1. Homeworld is given as an example of a great implementation of positioning and direction in real 3D space.
2. The Nexus is given as an example of an excellent implementation of the direct control of a warship with the conditions of Newtonian physics and a good implementation of positioning and direction in a real three-dimensional space. But most importantly, an adequate and intuitive possibility of combat control of the ship and the issuance of group (not general fleet) orders.
If the developers, instead of giving birth to this cadavers, used the experience of these games, the tactical part would be interesting. Now she is a piece of vomit. And the player has the choice between suffering or collecting a doomstack that, under the control of the AI, will not lose.
Why are you clinging to the RTS, I absolutely do not understand.
Do you seriously think other people are so stupid that they would not have guessed in the TACTICAL part of the game to give all commands through a pause?
I don't see how the physics in the game can conflict with the ability to easily task the end point of a route, or the in-depth controls like in the Nexus.

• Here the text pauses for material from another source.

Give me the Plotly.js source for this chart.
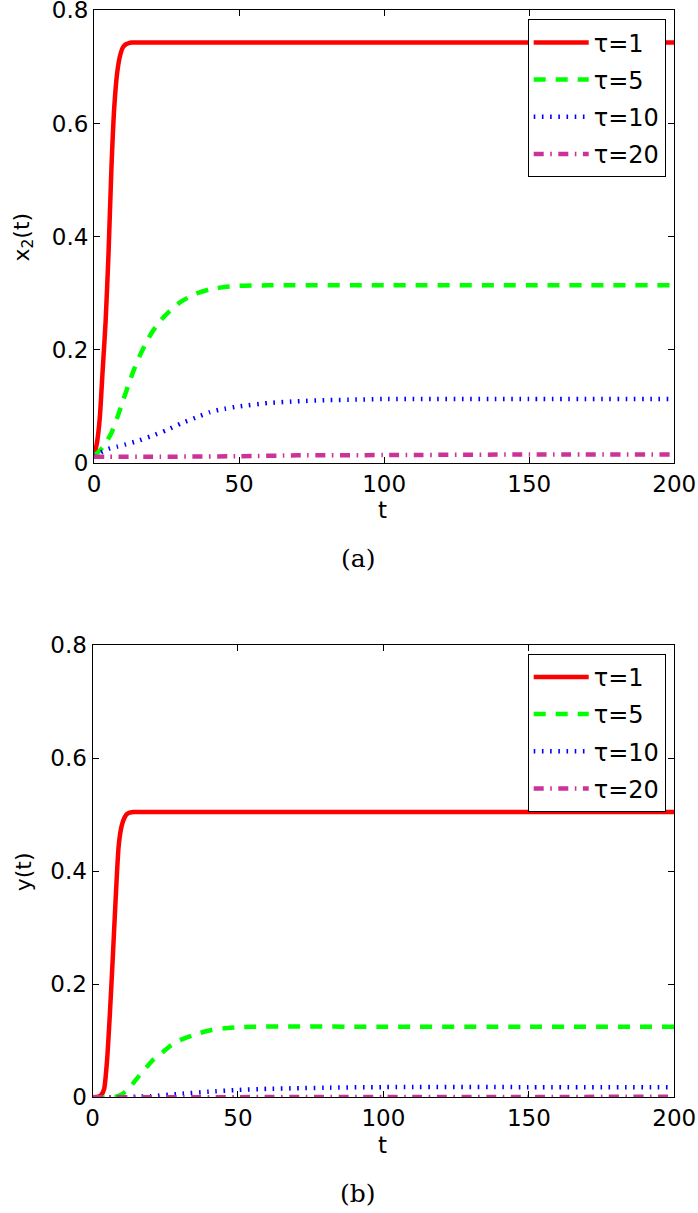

So you're giving orders that are potentially way more complicated than you expect and that involve your ships changing facing in ways that are quite likely to be catastrophic for combat. This isn't a good idea.
Well, Homeworld is totally non-Newtonian. I'm pretty sure Nexus is too. SoaSE is that and two-dimensional besides.
It's fine that you like those things, but TI doesn't want to be those things.